| Task directions |
For the data below, report only the number of lines containing the string "source".
Start
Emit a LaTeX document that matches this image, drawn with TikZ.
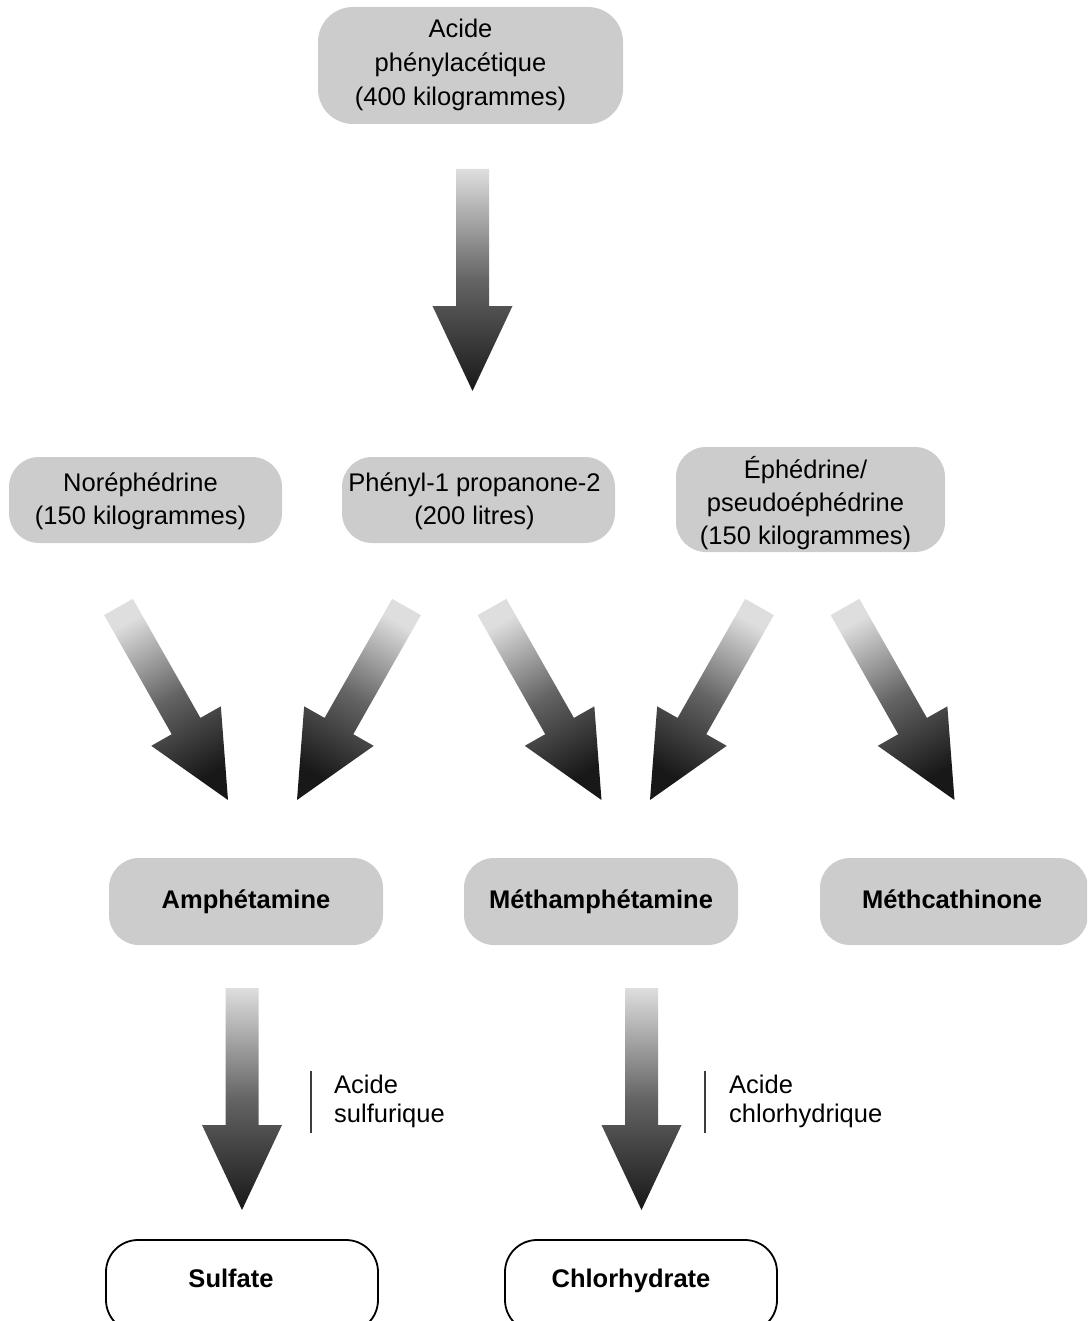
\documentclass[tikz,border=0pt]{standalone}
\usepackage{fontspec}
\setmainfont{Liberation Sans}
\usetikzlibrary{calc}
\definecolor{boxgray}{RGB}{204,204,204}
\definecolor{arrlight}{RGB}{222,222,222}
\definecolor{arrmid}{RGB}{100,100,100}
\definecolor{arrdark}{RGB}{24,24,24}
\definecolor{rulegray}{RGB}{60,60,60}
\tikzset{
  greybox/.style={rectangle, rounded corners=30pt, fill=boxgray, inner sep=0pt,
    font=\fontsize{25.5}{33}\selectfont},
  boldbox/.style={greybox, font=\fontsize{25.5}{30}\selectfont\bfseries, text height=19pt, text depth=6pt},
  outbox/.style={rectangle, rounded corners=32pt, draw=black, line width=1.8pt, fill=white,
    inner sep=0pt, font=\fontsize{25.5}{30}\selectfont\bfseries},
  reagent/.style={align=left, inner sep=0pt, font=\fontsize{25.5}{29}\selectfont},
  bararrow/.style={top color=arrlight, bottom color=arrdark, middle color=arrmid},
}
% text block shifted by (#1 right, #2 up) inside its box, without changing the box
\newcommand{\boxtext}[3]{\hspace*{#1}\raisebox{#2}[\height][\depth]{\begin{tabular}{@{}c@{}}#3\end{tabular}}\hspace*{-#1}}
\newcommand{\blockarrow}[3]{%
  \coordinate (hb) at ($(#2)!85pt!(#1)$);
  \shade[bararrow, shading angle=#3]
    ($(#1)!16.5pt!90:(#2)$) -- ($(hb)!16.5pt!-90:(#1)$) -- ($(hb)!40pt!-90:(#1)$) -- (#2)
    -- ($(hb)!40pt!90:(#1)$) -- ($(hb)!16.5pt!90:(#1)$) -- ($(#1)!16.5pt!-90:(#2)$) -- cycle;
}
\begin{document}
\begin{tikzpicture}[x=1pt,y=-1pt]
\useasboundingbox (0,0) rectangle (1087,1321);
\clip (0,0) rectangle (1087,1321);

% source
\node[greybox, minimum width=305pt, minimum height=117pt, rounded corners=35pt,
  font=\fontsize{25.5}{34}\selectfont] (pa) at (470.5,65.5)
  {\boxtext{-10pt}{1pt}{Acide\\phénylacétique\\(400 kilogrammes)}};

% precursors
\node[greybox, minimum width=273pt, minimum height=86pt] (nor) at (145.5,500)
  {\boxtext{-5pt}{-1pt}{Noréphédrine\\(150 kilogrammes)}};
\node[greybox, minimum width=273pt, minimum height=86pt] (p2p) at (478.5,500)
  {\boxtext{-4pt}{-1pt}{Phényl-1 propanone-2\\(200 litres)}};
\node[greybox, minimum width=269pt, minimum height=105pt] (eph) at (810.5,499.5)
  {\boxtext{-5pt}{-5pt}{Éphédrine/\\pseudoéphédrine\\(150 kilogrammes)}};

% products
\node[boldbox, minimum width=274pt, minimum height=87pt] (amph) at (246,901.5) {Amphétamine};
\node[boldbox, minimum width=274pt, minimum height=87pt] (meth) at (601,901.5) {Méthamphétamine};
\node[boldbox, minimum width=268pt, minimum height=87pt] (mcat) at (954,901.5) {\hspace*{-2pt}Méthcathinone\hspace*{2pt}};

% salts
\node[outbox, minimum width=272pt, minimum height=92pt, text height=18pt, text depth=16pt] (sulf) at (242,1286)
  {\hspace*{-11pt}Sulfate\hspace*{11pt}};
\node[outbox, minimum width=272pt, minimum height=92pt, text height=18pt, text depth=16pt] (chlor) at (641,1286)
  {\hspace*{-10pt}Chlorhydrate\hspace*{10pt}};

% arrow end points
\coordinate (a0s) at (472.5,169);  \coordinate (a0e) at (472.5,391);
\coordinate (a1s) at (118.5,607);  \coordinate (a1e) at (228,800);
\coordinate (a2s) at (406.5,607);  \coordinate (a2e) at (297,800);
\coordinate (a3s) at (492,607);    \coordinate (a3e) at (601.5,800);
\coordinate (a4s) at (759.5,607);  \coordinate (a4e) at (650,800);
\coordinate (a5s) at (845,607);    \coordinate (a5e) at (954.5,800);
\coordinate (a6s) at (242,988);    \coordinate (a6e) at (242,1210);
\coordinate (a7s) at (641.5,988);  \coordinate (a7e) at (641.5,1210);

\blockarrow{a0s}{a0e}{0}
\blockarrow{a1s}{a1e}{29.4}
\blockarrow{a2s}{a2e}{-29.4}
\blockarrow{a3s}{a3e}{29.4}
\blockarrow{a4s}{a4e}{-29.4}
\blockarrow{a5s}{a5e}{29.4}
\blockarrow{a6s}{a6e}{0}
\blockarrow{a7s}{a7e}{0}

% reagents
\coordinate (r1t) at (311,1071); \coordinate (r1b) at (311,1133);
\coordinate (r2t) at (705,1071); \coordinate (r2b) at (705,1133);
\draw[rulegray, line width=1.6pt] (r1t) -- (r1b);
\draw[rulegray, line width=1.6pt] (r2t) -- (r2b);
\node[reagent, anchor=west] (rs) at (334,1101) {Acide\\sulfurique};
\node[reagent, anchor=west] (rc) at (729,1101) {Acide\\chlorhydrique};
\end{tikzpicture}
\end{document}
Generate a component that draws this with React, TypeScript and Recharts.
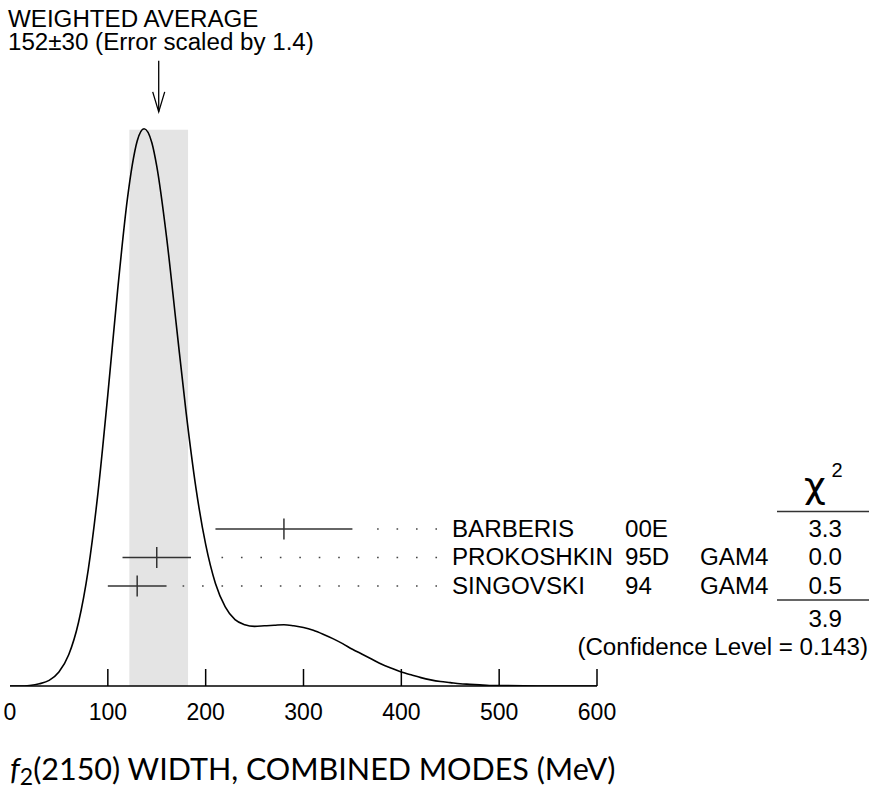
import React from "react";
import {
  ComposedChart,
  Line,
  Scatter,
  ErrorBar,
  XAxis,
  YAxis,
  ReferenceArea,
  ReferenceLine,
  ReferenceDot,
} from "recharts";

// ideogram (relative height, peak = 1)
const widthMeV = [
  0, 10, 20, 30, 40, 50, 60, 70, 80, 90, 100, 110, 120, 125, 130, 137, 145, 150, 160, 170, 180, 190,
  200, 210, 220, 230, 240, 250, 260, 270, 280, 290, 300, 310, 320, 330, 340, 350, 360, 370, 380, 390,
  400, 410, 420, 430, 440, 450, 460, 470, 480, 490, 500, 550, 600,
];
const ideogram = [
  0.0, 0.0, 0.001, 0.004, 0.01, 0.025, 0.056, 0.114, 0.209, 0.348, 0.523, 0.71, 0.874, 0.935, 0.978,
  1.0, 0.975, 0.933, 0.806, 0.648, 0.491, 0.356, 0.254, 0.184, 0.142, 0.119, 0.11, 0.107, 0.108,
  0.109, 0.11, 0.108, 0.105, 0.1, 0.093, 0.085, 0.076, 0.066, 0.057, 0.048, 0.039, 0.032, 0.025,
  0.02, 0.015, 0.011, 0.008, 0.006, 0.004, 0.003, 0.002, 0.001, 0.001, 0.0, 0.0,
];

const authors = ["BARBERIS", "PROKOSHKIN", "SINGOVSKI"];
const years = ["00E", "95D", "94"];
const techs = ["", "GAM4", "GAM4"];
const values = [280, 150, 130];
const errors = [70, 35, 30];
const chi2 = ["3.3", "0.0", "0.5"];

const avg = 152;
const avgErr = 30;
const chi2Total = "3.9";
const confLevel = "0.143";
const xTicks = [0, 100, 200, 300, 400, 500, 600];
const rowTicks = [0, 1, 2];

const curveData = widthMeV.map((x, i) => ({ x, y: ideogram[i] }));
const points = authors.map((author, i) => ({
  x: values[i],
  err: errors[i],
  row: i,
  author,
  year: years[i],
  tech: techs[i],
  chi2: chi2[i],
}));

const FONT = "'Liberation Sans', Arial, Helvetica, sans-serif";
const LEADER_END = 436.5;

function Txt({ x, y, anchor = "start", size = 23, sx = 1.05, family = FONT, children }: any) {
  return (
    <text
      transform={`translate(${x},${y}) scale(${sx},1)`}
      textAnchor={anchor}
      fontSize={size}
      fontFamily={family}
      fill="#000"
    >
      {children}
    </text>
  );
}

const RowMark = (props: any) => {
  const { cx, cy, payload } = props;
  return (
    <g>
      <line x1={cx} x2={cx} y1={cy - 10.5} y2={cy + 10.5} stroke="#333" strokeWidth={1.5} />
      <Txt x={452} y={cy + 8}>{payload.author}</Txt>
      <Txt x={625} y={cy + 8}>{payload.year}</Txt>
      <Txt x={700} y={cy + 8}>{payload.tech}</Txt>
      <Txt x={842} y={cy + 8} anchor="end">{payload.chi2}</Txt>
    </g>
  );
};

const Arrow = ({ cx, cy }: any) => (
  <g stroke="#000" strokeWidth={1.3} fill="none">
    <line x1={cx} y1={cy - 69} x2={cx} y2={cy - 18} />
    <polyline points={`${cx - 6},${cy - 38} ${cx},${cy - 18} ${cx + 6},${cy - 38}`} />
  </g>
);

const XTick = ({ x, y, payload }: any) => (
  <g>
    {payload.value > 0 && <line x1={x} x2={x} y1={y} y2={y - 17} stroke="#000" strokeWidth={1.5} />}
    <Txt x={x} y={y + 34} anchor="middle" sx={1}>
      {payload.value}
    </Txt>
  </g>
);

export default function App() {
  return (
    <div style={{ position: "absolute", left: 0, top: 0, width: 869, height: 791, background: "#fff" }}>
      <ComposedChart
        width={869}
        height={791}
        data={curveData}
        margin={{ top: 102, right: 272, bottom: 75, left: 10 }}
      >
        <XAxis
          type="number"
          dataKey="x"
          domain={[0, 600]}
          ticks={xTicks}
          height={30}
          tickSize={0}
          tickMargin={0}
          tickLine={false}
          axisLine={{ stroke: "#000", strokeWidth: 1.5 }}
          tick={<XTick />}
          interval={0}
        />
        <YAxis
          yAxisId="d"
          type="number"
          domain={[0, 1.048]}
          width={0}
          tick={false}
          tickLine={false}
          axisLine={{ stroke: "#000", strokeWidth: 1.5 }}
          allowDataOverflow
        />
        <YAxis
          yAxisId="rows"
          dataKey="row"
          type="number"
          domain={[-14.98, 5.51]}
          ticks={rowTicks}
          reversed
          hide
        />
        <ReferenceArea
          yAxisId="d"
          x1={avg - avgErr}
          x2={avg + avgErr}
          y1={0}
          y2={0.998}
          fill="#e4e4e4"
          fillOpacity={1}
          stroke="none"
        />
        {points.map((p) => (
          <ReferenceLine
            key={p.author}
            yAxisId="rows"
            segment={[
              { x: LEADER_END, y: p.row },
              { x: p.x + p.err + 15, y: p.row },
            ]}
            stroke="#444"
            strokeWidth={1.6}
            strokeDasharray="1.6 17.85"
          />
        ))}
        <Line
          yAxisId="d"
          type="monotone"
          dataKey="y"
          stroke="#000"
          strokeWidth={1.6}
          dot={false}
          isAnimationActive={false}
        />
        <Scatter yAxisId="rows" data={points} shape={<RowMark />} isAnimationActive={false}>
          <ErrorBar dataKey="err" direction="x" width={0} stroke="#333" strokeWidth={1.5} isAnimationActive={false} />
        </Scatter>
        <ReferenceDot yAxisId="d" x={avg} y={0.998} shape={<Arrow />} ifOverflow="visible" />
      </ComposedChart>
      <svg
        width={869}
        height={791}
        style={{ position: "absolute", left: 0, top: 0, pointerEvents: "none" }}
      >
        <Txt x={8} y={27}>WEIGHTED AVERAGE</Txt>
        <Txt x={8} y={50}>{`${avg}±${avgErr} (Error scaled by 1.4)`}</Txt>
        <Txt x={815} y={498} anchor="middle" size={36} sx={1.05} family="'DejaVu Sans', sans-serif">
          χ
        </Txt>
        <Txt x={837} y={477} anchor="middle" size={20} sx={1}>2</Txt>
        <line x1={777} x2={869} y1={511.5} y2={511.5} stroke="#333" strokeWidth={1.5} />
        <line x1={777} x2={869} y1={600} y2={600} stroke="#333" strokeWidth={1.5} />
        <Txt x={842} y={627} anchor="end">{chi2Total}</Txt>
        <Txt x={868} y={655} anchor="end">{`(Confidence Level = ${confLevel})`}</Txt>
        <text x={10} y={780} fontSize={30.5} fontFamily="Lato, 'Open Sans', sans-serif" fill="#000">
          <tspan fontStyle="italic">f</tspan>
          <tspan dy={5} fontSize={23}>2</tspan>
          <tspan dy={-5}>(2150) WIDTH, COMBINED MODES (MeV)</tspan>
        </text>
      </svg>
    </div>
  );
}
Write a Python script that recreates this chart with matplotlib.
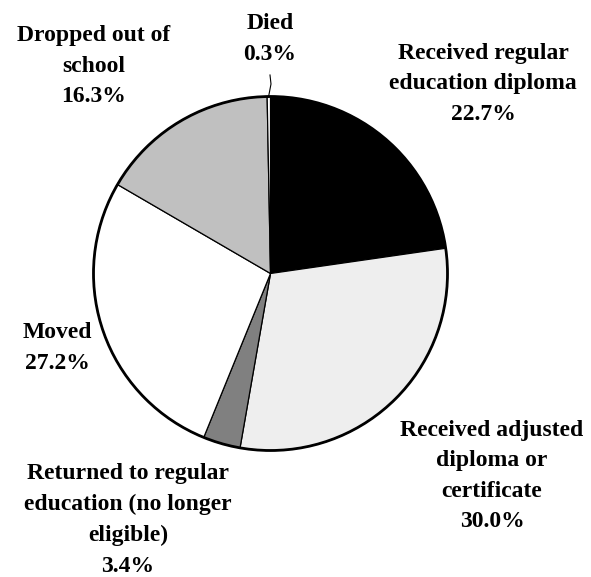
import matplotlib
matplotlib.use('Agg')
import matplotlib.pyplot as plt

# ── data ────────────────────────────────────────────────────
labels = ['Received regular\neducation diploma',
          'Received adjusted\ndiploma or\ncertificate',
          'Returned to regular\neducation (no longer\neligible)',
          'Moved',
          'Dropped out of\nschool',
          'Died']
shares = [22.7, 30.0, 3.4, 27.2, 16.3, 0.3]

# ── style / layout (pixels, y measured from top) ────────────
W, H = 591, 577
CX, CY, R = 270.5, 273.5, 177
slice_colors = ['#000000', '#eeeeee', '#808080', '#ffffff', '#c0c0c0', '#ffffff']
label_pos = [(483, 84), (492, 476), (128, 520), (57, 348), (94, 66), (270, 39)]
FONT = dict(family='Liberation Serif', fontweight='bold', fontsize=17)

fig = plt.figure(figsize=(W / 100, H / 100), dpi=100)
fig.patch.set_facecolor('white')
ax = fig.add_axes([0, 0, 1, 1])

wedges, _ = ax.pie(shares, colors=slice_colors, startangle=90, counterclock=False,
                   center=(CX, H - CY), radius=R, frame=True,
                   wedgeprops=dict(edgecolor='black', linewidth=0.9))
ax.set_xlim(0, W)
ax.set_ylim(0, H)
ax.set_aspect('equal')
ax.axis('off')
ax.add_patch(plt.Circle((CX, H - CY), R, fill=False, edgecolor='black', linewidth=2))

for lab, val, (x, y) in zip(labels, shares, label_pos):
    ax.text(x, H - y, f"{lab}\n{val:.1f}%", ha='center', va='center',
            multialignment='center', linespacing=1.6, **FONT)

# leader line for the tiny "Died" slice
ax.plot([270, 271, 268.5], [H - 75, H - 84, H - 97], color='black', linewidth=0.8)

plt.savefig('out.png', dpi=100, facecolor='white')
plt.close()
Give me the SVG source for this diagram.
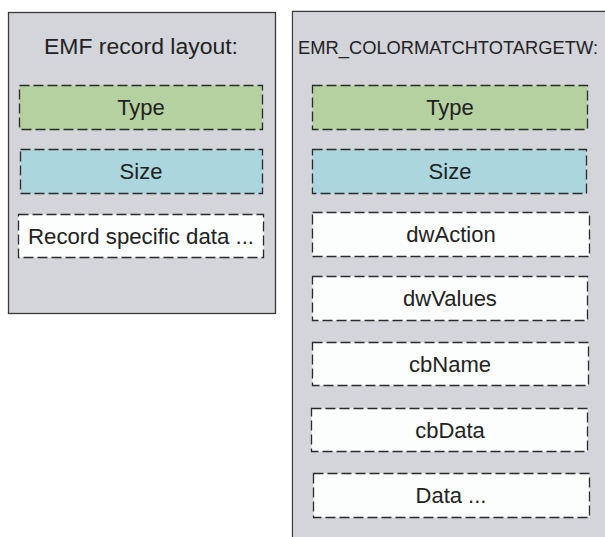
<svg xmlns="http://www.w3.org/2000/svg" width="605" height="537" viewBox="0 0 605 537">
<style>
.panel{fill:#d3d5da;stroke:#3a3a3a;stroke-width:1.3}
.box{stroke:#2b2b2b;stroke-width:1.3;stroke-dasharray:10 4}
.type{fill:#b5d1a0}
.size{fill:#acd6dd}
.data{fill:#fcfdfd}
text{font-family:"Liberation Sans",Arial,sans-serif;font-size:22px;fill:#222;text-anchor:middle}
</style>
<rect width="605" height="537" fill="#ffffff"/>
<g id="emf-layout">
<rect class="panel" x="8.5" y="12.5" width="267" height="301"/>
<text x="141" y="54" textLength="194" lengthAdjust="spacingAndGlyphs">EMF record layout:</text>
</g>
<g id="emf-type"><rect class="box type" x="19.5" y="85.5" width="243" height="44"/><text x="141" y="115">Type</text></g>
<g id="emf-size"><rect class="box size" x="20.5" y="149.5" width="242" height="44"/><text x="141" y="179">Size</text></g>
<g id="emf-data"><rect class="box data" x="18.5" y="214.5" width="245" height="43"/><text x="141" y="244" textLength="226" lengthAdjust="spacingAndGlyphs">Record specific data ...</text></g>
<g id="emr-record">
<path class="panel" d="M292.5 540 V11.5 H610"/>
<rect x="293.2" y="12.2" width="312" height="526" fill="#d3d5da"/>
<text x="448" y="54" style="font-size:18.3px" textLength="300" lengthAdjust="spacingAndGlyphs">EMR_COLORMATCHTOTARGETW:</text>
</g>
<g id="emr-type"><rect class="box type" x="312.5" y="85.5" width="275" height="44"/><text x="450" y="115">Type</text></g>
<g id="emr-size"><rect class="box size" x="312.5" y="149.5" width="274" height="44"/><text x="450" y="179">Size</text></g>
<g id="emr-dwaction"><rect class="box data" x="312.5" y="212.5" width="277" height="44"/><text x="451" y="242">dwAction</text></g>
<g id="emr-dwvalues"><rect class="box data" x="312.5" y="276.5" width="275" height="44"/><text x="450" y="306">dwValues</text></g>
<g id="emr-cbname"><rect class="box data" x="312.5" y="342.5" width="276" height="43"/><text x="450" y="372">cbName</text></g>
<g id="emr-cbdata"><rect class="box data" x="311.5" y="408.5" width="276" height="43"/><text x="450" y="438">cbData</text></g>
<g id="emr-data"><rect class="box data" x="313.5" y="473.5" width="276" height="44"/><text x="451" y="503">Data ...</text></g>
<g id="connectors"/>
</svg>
End
| Exercise output |
2